-- Start Data extract --

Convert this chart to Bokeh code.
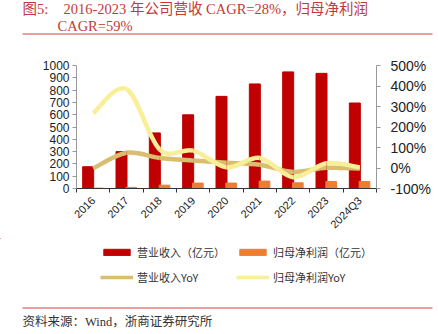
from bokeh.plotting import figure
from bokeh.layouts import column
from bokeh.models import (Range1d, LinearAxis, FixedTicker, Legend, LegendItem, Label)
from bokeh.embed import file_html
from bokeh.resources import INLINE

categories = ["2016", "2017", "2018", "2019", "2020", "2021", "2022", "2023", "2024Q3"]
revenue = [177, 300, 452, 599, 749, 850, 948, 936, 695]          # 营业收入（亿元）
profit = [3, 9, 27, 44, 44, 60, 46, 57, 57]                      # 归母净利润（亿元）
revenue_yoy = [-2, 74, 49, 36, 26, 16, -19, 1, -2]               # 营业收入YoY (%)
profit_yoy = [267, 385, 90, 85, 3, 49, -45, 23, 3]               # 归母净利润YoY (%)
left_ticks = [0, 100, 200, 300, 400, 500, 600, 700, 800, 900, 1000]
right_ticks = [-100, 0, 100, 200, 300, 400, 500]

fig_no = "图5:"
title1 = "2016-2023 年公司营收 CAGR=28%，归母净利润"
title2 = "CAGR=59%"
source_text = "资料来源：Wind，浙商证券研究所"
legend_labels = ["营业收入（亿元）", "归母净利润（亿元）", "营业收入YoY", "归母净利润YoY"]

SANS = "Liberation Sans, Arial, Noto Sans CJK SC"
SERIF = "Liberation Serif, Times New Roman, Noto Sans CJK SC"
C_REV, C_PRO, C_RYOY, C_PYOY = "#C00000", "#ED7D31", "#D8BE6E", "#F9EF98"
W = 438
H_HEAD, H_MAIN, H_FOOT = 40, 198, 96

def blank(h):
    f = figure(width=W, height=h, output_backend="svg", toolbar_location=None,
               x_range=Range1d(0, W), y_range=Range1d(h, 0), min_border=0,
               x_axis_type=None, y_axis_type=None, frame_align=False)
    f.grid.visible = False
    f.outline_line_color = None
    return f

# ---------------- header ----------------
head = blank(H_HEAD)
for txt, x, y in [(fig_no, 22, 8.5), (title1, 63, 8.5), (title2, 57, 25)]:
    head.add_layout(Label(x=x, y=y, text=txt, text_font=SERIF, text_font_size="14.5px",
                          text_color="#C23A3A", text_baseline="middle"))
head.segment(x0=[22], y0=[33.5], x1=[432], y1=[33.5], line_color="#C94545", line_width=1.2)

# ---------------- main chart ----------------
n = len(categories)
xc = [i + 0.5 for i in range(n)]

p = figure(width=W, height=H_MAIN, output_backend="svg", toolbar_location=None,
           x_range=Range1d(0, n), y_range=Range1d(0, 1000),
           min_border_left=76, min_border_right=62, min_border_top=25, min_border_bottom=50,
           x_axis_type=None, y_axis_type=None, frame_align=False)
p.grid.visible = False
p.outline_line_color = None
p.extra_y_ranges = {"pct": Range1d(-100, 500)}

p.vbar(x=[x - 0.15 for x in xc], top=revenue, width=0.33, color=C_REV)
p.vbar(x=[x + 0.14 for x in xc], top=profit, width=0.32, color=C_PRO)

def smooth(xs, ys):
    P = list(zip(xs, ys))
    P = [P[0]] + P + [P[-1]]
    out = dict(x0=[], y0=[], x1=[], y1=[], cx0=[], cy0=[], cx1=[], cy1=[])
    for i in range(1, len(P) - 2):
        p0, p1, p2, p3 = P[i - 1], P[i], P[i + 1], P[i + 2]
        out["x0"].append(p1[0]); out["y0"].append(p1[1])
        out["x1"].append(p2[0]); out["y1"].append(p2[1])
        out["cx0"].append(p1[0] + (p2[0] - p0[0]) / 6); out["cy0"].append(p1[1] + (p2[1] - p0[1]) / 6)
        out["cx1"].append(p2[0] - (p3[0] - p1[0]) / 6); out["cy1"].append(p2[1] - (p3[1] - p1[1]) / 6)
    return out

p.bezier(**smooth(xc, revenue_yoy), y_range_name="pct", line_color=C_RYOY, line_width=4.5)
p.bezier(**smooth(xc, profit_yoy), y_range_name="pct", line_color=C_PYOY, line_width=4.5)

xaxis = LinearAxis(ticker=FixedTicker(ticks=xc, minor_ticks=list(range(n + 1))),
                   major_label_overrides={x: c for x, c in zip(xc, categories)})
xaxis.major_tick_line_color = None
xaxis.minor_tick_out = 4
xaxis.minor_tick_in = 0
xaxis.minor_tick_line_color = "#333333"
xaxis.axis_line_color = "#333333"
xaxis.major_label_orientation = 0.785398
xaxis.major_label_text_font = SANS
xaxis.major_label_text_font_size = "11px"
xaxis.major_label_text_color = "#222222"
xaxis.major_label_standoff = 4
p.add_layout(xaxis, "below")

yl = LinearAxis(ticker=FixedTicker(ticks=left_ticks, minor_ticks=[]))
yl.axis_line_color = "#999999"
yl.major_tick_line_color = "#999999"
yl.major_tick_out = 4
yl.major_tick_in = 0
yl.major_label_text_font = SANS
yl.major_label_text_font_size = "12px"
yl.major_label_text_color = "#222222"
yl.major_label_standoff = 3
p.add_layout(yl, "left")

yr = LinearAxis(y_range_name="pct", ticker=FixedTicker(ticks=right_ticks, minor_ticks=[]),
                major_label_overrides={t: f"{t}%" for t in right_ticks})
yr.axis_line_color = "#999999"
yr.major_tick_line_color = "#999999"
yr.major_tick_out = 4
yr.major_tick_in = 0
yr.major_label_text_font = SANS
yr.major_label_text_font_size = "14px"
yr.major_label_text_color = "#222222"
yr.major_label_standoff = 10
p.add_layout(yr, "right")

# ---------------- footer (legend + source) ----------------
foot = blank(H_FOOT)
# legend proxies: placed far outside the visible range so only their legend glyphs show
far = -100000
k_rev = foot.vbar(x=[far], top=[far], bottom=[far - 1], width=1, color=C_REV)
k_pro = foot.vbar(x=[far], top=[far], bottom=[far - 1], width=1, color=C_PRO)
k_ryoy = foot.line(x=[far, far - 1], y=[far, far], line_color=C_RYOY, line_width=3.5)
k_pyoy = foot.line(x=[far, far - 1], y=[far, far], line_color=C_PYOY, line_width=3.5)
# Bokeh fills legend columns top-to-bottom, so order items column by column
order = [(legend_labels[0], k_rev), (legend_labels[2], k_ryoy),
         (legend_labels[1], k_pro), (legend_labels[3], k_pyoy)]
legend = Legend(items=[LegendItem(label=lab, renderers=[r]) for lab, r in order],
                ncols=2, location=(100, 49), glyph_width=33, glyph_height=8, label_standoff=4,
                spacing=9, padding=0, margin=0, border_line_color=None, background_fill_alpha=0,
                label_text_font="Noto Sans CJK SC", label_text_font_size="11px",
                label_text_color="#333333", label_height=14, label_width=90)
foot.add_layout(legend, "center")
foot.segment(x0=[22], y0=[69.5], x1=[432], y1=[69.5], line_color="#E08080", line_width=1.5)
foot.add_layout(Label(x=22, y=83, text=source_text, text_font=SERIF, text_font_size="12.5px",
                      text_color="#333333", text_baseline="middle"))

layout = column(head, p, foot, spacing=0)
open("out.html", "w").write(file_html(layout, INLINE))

-- End Data extract --

Repeat the material above verbatim. Leave the pictures behind.

Convert this chart to Bokeh code.
from bokeh.plotting import figure
from bokeh.layouts import column
from bokeh.models import (Range1d, LinearAxis, FixedTicker, Legend, LegendItem, Label)
from bokeh.embed import file_html
from bokeh.resources import INLINE

categories = ["2016", "2017", "2018", "2019", "2020", "2021", "2022", "2023", "2024Q3"]
revenue = [177, 300, 452, 599, 749, 850, 948, 936, 695]          # 营业收入（亿元）
profit = [3, 9, 27, 44, 44, 60, 46, 57, 57]                      # 归母净利润（亿元）
revenue_yoy = [-2, 74, 49, 36, 26, 16, -19, 1, -2]               # 营业收入YoY (%)
profit_yoy = [267, 385, 90, 85, 3, 49, -45, 23, 3]               # 归母净利润YoY (%)
left_ticks = [0, 100, 200, 300, 400, 500, 600, 700, 800, 900, 1000]
right_ticks = [-100, 0, 100, 200, 300, 400, 500]

fig_no = "图5:"
title1 = "2016-2023 年公司营收 CAGR=28%，归母净利润"
title2 = "CAGR=59%"
source_text = "资料来源：Wind，浙商证券研究所"
legend_labels = ["营业收入（亿元）", "归母净利润（亿元）", "营业收入YoY", "归母净利润YoY"]

SANS = "Liberation Sans, Arial, Noto Sans CJK SC"
SERIF = "Liberation Serif, Times New Roman, Noto Sans CJK SC"
C_REV, C_PRO, C_RYOY, C_PYOY = "#C00000", "#ED7D31", "#D8BE6E", "#F9EF98"
W = 438
H_HEAD, H_MAIN, H_FOOT = 40, 198, 96

def blank(h):
    f = figure(width=W, height=h, output_backend="svg", toolbar_location=None,
               x_range=Range1d(0, W), y_range=Range1d(h, 0), min_border=0,
               x_axis_type=None, y_axis_type=None, frame_align=False)
    f.grid.visible = False
    f.outline_line_color = None
    return f

# ---------------- header ----------------
head = blank(H_HEAD)
for txt, x, y in [(fig_no, 22, 8.5), (title1, 63, 8.5), (title2, 57, 25)]:
    head.add_layout(Label(x=x, y=y, text=txt, text_font=SERIF, text_font_size="14.5px",
                          text_color="#C23A3A", text_baseline="middle"))
head.segment(x0=[22], y0=[33.5], x1=[432], y1=[33.5], line_color="#C94545", line_width=1.2)

# ---------------- main chart ----------------
n = len(categories)
xc = [i + 0.5 for i in range(n)]

p = figure(width=W, height=H_MAIN, output_backend="svg", toolbar_location=None,
           x_range=Range1d(0, n), y_range=Range1d(0, 1000),
           min_border_left=76, min_border_right=62, min_border_top=25, min_border_bottom=50,
           x_axis_type=None, y_axis_type=None, frame_align=False)
p.grid.visible = False
p.outline_line_color = None
p.extra_y_ranges = {"pct": Range1d(-100, 500)}

p.vbar(x=[x - 0.15 for x in xc], top=revenue, width=0.33, color=C_REV)
p.vbar(x=[x + 0.14 for x in xc], top=profit, width=0.32, color=C_PRO)

def smooth(xs, ys):
    P = list(zip(xs, ys))
    P = [P[0]] + P + [P[-1]]
    out = dict(x0=[], y0=[], x1=[], y1=[], cx0=[], cy0=[], cx1=[], cy1=[])
    for i in range(1, len(P) - 2):
        p0, p1, p2, p3 = P[i - 1], P[i], P[i + 1], P[i + 2]
        out["x0"].append(p1[0]); out["y0"].append(p1[1])
        out["x1"].append(p2[0]); out["y1"].append(p2[1])
        out["cx0"].append(p1[0] + (p2[0] - p0[0]) / 6); out["cy0"].append(p1[1] + (p2[1] - p0[1]) / 6)
        out["cx1"].append(p2[0] - (p3[0] - p1[0]) / 6); out["cy1"].append(p2[1] - (p3[1] - p1[1]) / 6)
    return out

p.bezier(**smooth(xc, revenue_yoy), y_range_name="pct", line_color=C_RYOY, line_width=4.5)
p.bezier(**smooth(xc, profit_yoy), y_range_name="pct", line_color=C_PYOY, line_width=4.5)

xaxis = LinearAxis(ticker=FixedTicker(ticks=xc, minor_ticks=list(range(n + 1))),
                   major_label_overrides={x: c for x, c in zip(xc, categories)})
xaxis.major_tick_line_color = None
xaxis.minor_tick_out = 4
xaxis.minor_tick_in = 0
xaxis.minor_tick_line_color = "#333333"
xaxis.axis_line_color = "#333333"
xaxis.major_label_orientation = 0.785398
xaxis.major_label_text_font = SANS
xaxis.major_label_text_font_size = "11px"
xaxis.major_label_text_color = "#222222"
xaxis.major_label_standoff = 4
p.add_layout(xaxis, "below")

yl = LinearAxis(ticker=FixedTicker(ticks=left_ticks, minor_ticks=[]))
yl.axis_line_color = "#999999"
yl.major_tick_line_color = "#999999"
yl.major_tick_out = 4
yl.major_tick_in = 0
yl.major_label_text_font = SANS
yl.major_label_text_font_size = "12px"
yl.major_label_text_color = "#222222"
yl.major_label_standoff = 3
p.add_layout(yl, "left")

yr = LinearAxis(y_range_name="pct", ticker=FixedTicker(ticks=right_ticks, minor_ticks=[]),
                major_label_overrides={t: f"{t}%" for t in right_ticks})
yr.axis_line_color = "#999999"
yr.major_tick_line_color = "#999999"
yr.major_tick_out = 4
yr.major_tick_in = 0
yr.major_label_text_font = SANS
yr.major_label_text_font_size = "14px"
yr.major_label_text_color = "#222222"
yr.major_label_standoff = 10
p.add_layout(yr, "right")

# ---------------- footer (legend + source) ----------------
foot = blank(H_FOOT)
# legend proxies: placed far outside the visible range so only their legend glyphs show
far = -100000
k_rev = foot.vbar(x=[far], top=[far], bottom=[far - 1], width=1, color=C_REV)
k_pro = foot.vbar(x=[far], top=[far], bottom=[far - 1], width=1, color=C_PRO)
k_ryoy = foot.line(x=[far, far - 1], y=[far, far], line_color=C_RYOY, line_width=3.5)
k_pyoy = foot.line(x=[far, far - 1], y=[far, far], line_color=C_PYOY, line_width=3.5)
# Bokeh fills legend columns top-to-bottom, so order items column by column
order = [(legend_labels[0], k_rev), (legend_labels[2], k_ryoy),
         (legend_labels[1], k_pro), (legend_labels[3], k_pyoy)]
legend = Legend(items=[LegendItem(label=lab, renderers=[r]) for lab, r in order],
                ncols=2, location=(100, 49), glyph_width=33, glyph_height=8, label_standoff=4,
                spacing=9, padding=0, margin=0, border_line_color=None, background_fill_alpha=0,
                label_text_font="Noto Sans CJK SC", label_text_font_size="11px",
                label_text_color="#333333", label_height=14, label_width=90)
foot.add_layout(legend, "center")
foot.segment(x0=[22], y0=[69.5], x1=[432], y1=[69.5], line_color="#E08080", line_width=1.5)
foot.add_layout(Label(x=22, y=83, text=source_text, text_font=SERIF, text_font_size="12.5px",
                      text_color="#333333", text_baseline="middle"))

layout = column(head, p, foot, spacing=0)
open("out.html", "w").write(file_html(layout, INLINE))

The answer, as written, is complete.